This local gem, founded by James Diack, serves an Italian-inspired bistro fare made with fresh, seasonal and fun flavours that are put together in an ingenious way to tantalize the palates of fast and fine diners.
Even though the menu has a classical bistro influence, there are classical cooking methods clearly visible throughout, and it changes regularly depending on the produce available. Portion sizes are generous, allowing for patrons to share and get a taste of many different dishes.
Coobs sources their produce from local suppliers and organic farms, with 75% of their ingredients coming from the Diack family farm, Brightside, in Magaliesburg. That’s a whole lot more than most, and in itself, a great reason to support them because South African restaurants are not big on provenance in an authentic, through-the-line way. Of course, the proof is in the tasting.
Here and there menus make reference to a few farms but they as often slip in the name of the supplier in the qualifier place – as if that’s proof of provenance. Well, it is, but it is like saying they buy their lettuce from Woolies to make you feel like you’re getting close to the origin. It’s not the same as Coob’s philosophy – which entails going all the way back to the farmer.

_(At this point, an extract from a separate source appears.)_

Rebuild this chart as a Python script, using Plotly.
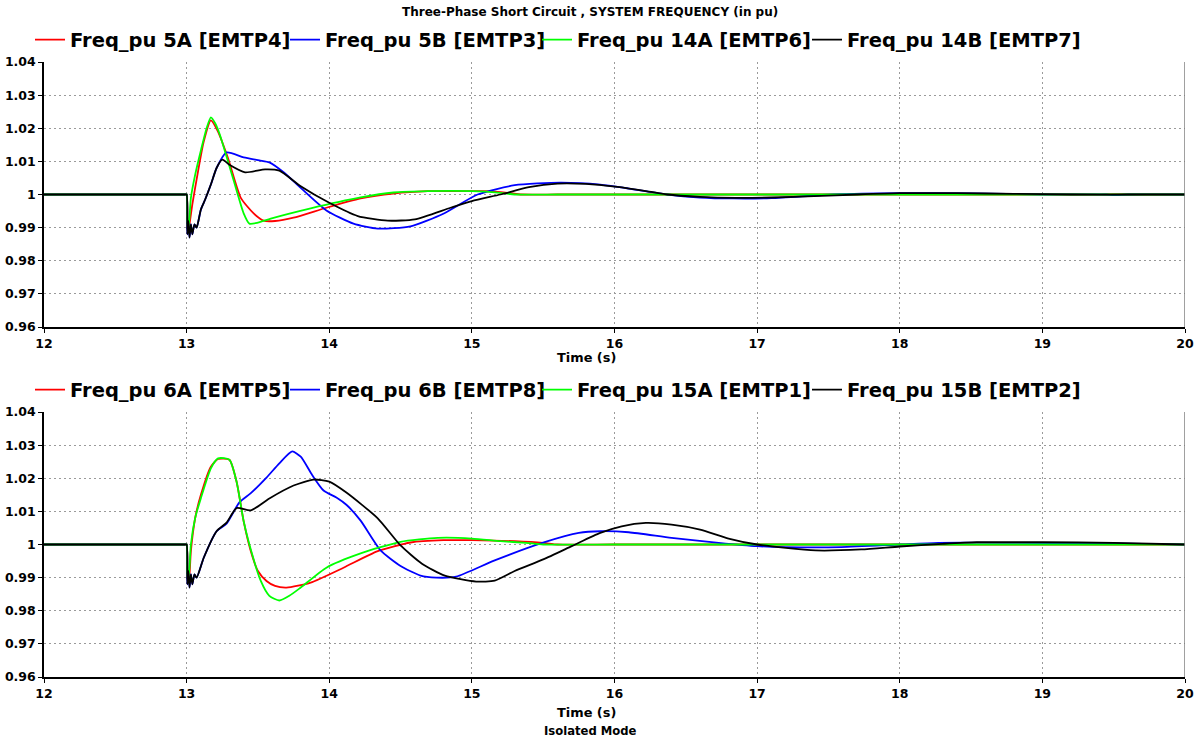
import plotly.graph_objects as go

# ---------------- data ----------------
t_5A = [12, 12.5, 12.99, 13.0, 13.005, 13.01, 13.02, 13.04, 13.08, 13.12, 13.17, 13.22, 13.29, 13.38, 13.47, 13.54,
        13.62, 13.75, 13.98, 14.22, 14.45, 14.69, 14.9, 15.1, 15.25, 15.35, 15.6, 16, 17, 18, 19, 20]
v_5A = [1, 1, 1, 1, 0.992, 0.989, 0.991, 0.997, 1.007, 1.016, 1.0224, 1.019, 1.011, 0.999, 0.9943, 0.9921,
        0.992, 0.993, 0.996, 0.9988, 1.0003, 1.001, 1.001, 1.001, 1.0005, 1.0, 1.0, 1.0, 1.0, 1.0, 1.0, 1.0]

t_5B = [12, 12.5, 12.99, 13.0, 13.005, 13.012, 13.02, 13.03, 13.04, 13.055, 13.07, 13.1, 13.13, 13.17, 13.21, 13.28,
        13.4, 13.51, 13.58, 13.68, 13.8, 13.98, 14.17, 14.34, 14.57, 14.8, 15.04, 15.3, 15.62, 15.9, 16.1, 16.37,
        16.6, 16.83, 17.1, 17.53, 18.0, 18.5, 19.0, 19.45, 19.5, 19.6, 20]
v_5B = [1, 1, 1, 1, 0.988, 0.992, 0.987, 0.991, 0.988, 0.991, 0.990, 0.9955, 0.9985, 1.003, 1.008, 1.0127,
        1.0112, 1.0103, 1.0097, 1.0067, 1.002, 0.9952, 0.9912, 0.9897, 0.9904, 0.9942, 1.0, 1.0028, 1.0036, 1.003,
        1.0018, 1.0, 0.9991, 0.9988, 0.9989, 1.0, 1.0004, 1.0003, 1.0, 1.0, 0.9998, 1.0, 1.0]

t_14A = [12, 12.5, 12.99, 13.0, 13.005, 13.01, 13.02, 13.03, 13.06, 13.1, 13.14, 13.17, 13.2, 13.23, 13.33, 13.4,
         13.44, 13.5, 13.59, 13.87, 14.22, 14.45, 14.69, 15.0, 15.2, 15.3, 15.6, 16, 17, 18, 19, 20]
v_14A = [1, 1, 1, 1, 0.993, 0.989, 0.993, 0.999, 1.006, 1.0133, 1.020, 1.0233, 1.0215, 1.0184, 1.0042, 0.9943,
         0.9912, 0.9915, 0.9927, 0.9958, 0.9991, 1.0006, 1.001, 1.001, 1.0005, 1.0, 1.0, 1.0, 1.0, 1.0, 1.0, 1.0]

t_14B = [12, 12.5, 12.99, 13.0, 13.005, 13.012, 13.02, 13.03, 13.04, 13.055, 13.07, 13.1, 13.13, 13.17, 13.21, 13.25,
         13.3, 13.41, 13.55, 13.65, 13.8, 14.0, 14.2, 14.41, 14.6, 14.85, 15.0, 15.2, 15.4, 15.6, 15.8, 16.02, 16.2,
         16.37, 16.6, 16.85, 17.1, 17.4, 17.7, 18.0, 18.4, 18.8, 19.2, 19.6, 20]
v_14B = [1, 1, 1, 1, 0.988, 0.992, 0.987, 0.991, 0.988, 0.991, 0.990, 0.9955, 0.9985, 1.003, 1.008, 1.0105,
         1.009, 1.0067, 1.0076, 1.0072, 1.0025, 0.9975, 0.9935, 0.9921, 0.9925, 0.996, 0.998, 1.0, 1.0022, 1.0033,
         1.0032, 1.0023, 1.0012, 1.0, 0.9993, 0.999, 0.9991, 0.9995, 1.0, 1.0004, 1.0004, 1.0002, 1.0, 1.0, 1.0]

t_6A = [12, 12.5, 12.99, 13.0, 13.005, 13.01, 13.02, 13.03, 13.06, 13.1, 13.17, 13.22, 13.3, 13.35, 13.4, 13.45,
        13.5, 13.56, 13.62, 13.70, 13.87, 14.1, 14.34, 14.57, 14.8, 15.0, 15.3, 15.5, 15.6, 16, 17, 18, 19, 20]
v_6A = [1, 1, 1, 1, 0.992, 0.989, 0.991, 0.998, 1.008, 1.015, 1.0235, 1.0258, 1.0256, 1.019, 1.007, 0.998,
        0.992, 0.989, 0.9875, 0.987, 0.9885, 0.993, 0.998, 1.0006, 1.0013, 1.0013, 1.001, 1.0005, 1.0, 1.0, 1.0,
        1.0, 1.0, 1.0]

t_6B = [12, 12.5, 12.99, 13.0, 13.005, 13.012, 13.02, 13.03, 13.04, 13.055, 13.07, 13.12, 13.21, 13.28, 13.37, 13.45,
        13.56, 13.65, 13.74, 13.8, 13.88, 13.96, 14.05, 14.12, 14.22, 14.36, 14.5, 14.64, 14.75, 14.89, 15.16,
        15.51, 15.75, 15.9, 16.1, 16.4, 16.73, 17.0, 17.19, 17.59, 18.0, 18.27, 18.8, 19.3, 19.7, 20]
v_6B = [1, 1, 1, 1, 0.988, 0.992, 0.987, 0.991, 0.988, 0.991, 0.990, 0.996, 1.004, 1.0063, 1.0127, 1.0155,
        1.0202, 1.0245, 1.0281, 1.0265, 1.021, 1.0163, 1.0142, 1.012, 1.0072, 0.9982, 0.9935, 0.9906, 0.990,
        0.9903, 0.9952, 1.0007, 1.0035, 1.004, 1.0037, 1.002, 1.0005, 0.9995, 0.9992, 0.9992, 1.0, 1.0005, 1.0005,
        1.0004, 1.0002, 1.0]

t_15A = [12, 12.5, 12.99, 13.0, 13.005, 13.01, 13.02, 13.03, 13.06, 13.1, 13.17, 13.22, 13.3, 13.35, 13.4, 13.44,
         13.52, 13.58, 13.65, 13.72, 13.8, 13.98, 14.22, 14.5, 14.76, 15.0, 15.2, 15.38, 15.5, 16, 17, 18, 19, 20]
v_15A = [1, 1, 1, 1, 0.992, 0.989, 0.993, 1.0, 1.008, 1.014, 1.023, 1.026, 1.0256, 1.019, 1.007, 1.0, 0.989,
         0.9845, 0.9831, 0.9845, 0.987, 0.993, 0.9973, 1.0008, 1.002, 1.0018, 1.001, 1.0005, 1.0, 1.0, 1.0, 1.0,
         1.0, 1.0]

t_15B = [12, 12.5, 12.99, 13.0, 13.005, 13.012, 13.02, 13.03, 13.04, 13.055, 13.07, 13.12, 13.21, 13.28, 13.35,
         13.45, 13.58, 13.75, 13.89, 14.0, 14.12, 14.34, 14.5, 14.65, 14.81, 15.03, 15.16, 15.3, 15.5, 15.7, 15.9,
         16.05, 16.22, 16.4, 16.6, 16.8, 17.0, 17.41, 17.73, 18.0, 18.3, 18.54, 19.0, 19.5, 20]
v_15B = [1, 1, 1, 1, 0.988, 0.992, 0.987, 0.991, 0.988, 0.991, 0.990, 0.996, 1.004, 1.0066, 1.011, 1.0103,
         1.0139, 1.0178, 1.0196, 1.019, 1.0157, 1.0079, 0.9997, 0.9942, 0.9906, 0.9888, 0.9891, 0.992, 0.9955,
         0.9995, 1.0035, 1.0055, 1.0065, 1.006, 1.0045, 1.0018, 1.0, 0.9982, 0.9985, 0.9994, 1.0002, 1.0007,
         1.0007, 1.0005, 1.0]

top_names = ["Freq_pu 5A [EMTP4]", "Freq_pu 5B [EMTP3]", "Freq_pu 14A [EMTP6]", "Freq_pu 14B [EMTP7]"]
bot_names = ["Freq_pu 6A [EMTP5]", "Freq_pu 6B [EMTP8]", "Freq_pu 15A [EMTP1]", "Freq_pu 15B [EMTP2]"]
colors = ["#FF0000", "#0000FF", "#00FF00", "#000000"]

x_ticks = [12, 13, 14, 15, 16, 17, 18, 19, 20]
y_ticks = [0.96, 0.97, 0.98, 0.99, 1.0, 1.01, 1.02, 1.03, 1.04]
y_ticktext = ["0.96", "0.97", "0.98", "0.99", "1", "1.01", "1.02", "1.03", "1.04"]

# ---------------- figure ----------------
W, H = 1200, 740
L, R = 44, 1185
FONT = "DejaVu Sans, Verdana, sans-serif"

def py(px):
    return 1 - px / H

def pxx(px):
    return (px - L) / (R - L)

# legend text start positions (px) for the 4 entries of each panel
leg_text_x = [70, 325, 577, 847]
leg_y_top, leg_y_bot = 40, 390

fig = go.Figure()
top_series = [(t_5A, v_5A), (t_5B, v_5B), (t_14A, v_14A), (t_14B, v_14B)]
bot_series = [(t_6A, v_6A), (t_6B, v_6B), (t_15A, v_15A), (t_15B, v_15B)]
legend_layouts = {}
k = 0
for series, names, xa, ya, ly in [(top_series, top_names, "x", "y", leg_y_top),
                                  (bot_series, bot_names, "x2", "y2", leg_y_bot)]:
    for i, ((t, v), n, c) in enumerate(zip(series, names, colors)):
        k += 1
        lname = "legend" if k == 1 else f"legend{k}"
        fig.add_trace(go.Scatter(x=t, y=v, name=n, mode="lines", xaxis=xa, yaxis=ya,
                                 line=dict(color=c, width=1.8, shape="spline", smoothing=0.6),
                                 legend=lname))
        legend_layouts[lname] = dict(orientation="h", x=pxx(leg_text_x[i] - 40), xanchor="left",
                                     y=py(ly), yanchor="middle", borderwidth=0,
                                     font=dict(family=FONT, size=19.5, color="#000000", weight="bold"),
                                     bgcolor="rgba(0,0,0,0)")

TICKFONT = dict(family=FONT, size=12.5, color="#000000", weight="bold")
axis_common = dict(range=[12, 20], tickvals=x_ticks, ticktext=[str(v) for v in x_ticks],
                   showgrid=True, gridcolor="#9A9A9A", griddash="2px,3px", gridwidth=1,
                   showline=True, linecolor="#000000", linewidth=1.5, ticks="outside", ticklen=4,
                   tickcolor="#000000", zeroline=False, tickfont=TICKFONT)
yaxis_common = dict(range=[0.96, 1.04], tickvals=y_ticks, ticktext=y_ticktext,
                    showgrid=True, gridcolor="#9A9A9A", griddash="2px,3px", gridwidth=1,
                    showline=True, linecolor="#000000", linewidth=1.5, ticks="outside", ticklen=4,
                    tickcolor="#000000", zeroline=False, tickfont=TICKFONT)

fig.update_layout(
    width=W, height=H,
    margin=dict(l=L, r=W - R, t=0, b=0, autoexpand=False),
    paper_bgcolor="white", plot_bgcolor="white",
    xaxis=dict(domain=[0, 1], anchor="y", automargin=False, **axis_common),
    yaxis=dict(domain=[py(327), py(62)], anchor="x", automargin=False, **yaxis_common),
    xaxis2=dict(domain=[0, 1], anchor="y2", automargin=False, **axis_common),
    yaxis2=dict(domain=[py(677), py(412)], anchor="x2", automargin=False, **yaxis_common),
    showlegend=True,
    **legend_layouts,
)

# right border lines
for xr, yr in [("x", "y"), ("x2", "y2")]:
    fig.add_shape(type="line", xref=xr, yref=f"{yr} domain",
                  x0=20, x1=20, y0=0, y1=1, line=dict(color="#808080", width=1.5))

annots = [
    ("<b>Three-Phase Short Circuit , SYSTEM FREQUENCY (in pu)</b>", 590, 12, 12),
    ("<b>Time (s)</b>", 586, 358, 12.9),
    ("<b>Time (s)</b>", 586, 712, 12.9),
    ("<b>Isolated Mode</b>", 590, 731, 11.6),
]
for txt, x, y, s in annots:
    fig.add_annotation(text=txt, xref="paper", yref="paper", x=pxx(x), y=py(y),
                       xanchor="center", yanchor="middle", showarrow=False,
                       font=dict(family=FONT, size=s, color="#000000"))

fig.write_html("out.html")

For starters, I had the beef Carpaccio with crispy capers, radish, pine nuts and a truffle dressing.
One thing that stood out for me is that the plates have a great combination of flavours, colours and textures that are complementary to one another, but more importantly artistic and unique to Diack’s dining style.
A highlight to start is the braised pork-shoulder arancini, with pork-and-lentil ragu, baba ganoush and pomegranate. The flavours of the arancini may change depending on the week, but this dish is always decadent, delicious, heart-warming and filling – big enough for two to share. The Scotch egg is also a fabulous twist on a classic, with a soft centre and a perfectly seasoned duck, saffron puree and edamame bean puree.
The restaurant is known for its confit of Brightside pork belly served with a slow-braised pork shoulder and a truffled potato bake – and for good reason. This dish is simply scrumptious, served with crackling for texture, and a hearty sticky jus. The confit duck leg and duck pie are just as good, and should not be missed. There is also a selection of homemade pasta with creative combinations of sauces as well as traditional compositions available to suit all diners. The star of the pasta show has to be the slow-braised acorn fed wild boar ragu served with hand cut.
The pastry chef at Coobs has put together a selection of sweets as pretty as a picture, so be sure to sample what’s on offer. The passion fruit and pomegranate mille-feuille with caramelized white chocolate ice cream is something to behold. The menu changes regularly, so be bold and experiment with what’s available.
Coobs has an extensive and reasonably priced wine list. I’ve had a glass of wine at Coobs a number of times, and I’ve never had the same wine. They have a great selection of less obvious producers and modern, boutique wines. The staff members are knowledgeable and keen to assist patrons with beverage selections. So don’t be shy to ask for help if you need it. There are non-alcoholic beverages and cocktails available too.
The interior is cosy, and guests receive fabulous attention to detail from the staff. Waitrons are quick and quirky, upbeat and attentive. It’s evident that they are all educated about the regularly changing menu as well as the seasonal produce on offer. You can even book a table at Coobs on Dineplan, which makes the overall experience pleasant from the start.